James Plaskitt (Parliamentary Under-Secretary, Department for Work and Pensions) Link to this | Hansard source
Of 680,000 new scheme applications, 260,000 are still to be cleared. A further 78,000 old scheme cases are still to be cleared, down from 130,000 a year ago. Some progress has been made, but those figures again illustrate the scale of the problems with the agency. We have therefore asked the chief executive to conduct a strategic review. His findings will be presented in the coming months, and we will report to the House in due course.
Paul Rowen (Rochdale, LDem)
I am sure that the Minister will recall that, in January, the Select Committee on Work and Pensions expressed concern and said that the CSA was living on borrowed time. At that time, just under a quarter of a million cases were outstanding. On the figures that he has given us this afternoon, the figure is now up to 330,000. Does he agree that the CSA is living not just on borrowed time but on stolen time and that that delay is causing misery and despair for many working families?
James Plaskitt (Parliamentary Under-Secretary, Department for Work and Pensions)
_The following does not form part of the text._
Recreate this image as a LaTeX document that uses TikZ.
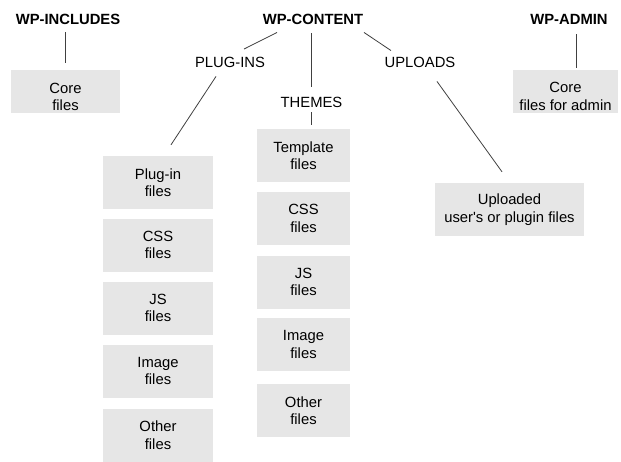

The delays are, of course, a problem. I think all hon. Members deal with these matters in their surgeries, which is why we are anxious to make progress in tackling the problems. The key is improving compliance rates because, if we can get those up, the agency can deal effectively with the backlog. I am happy to tell the hon. Gentleman that, based on the first results from 2005-06, compliance rates are reaching 82 per cent. in new cases and up to 75 per cent. under the old scheme. That is a remarkable improvement on where we were some time ago.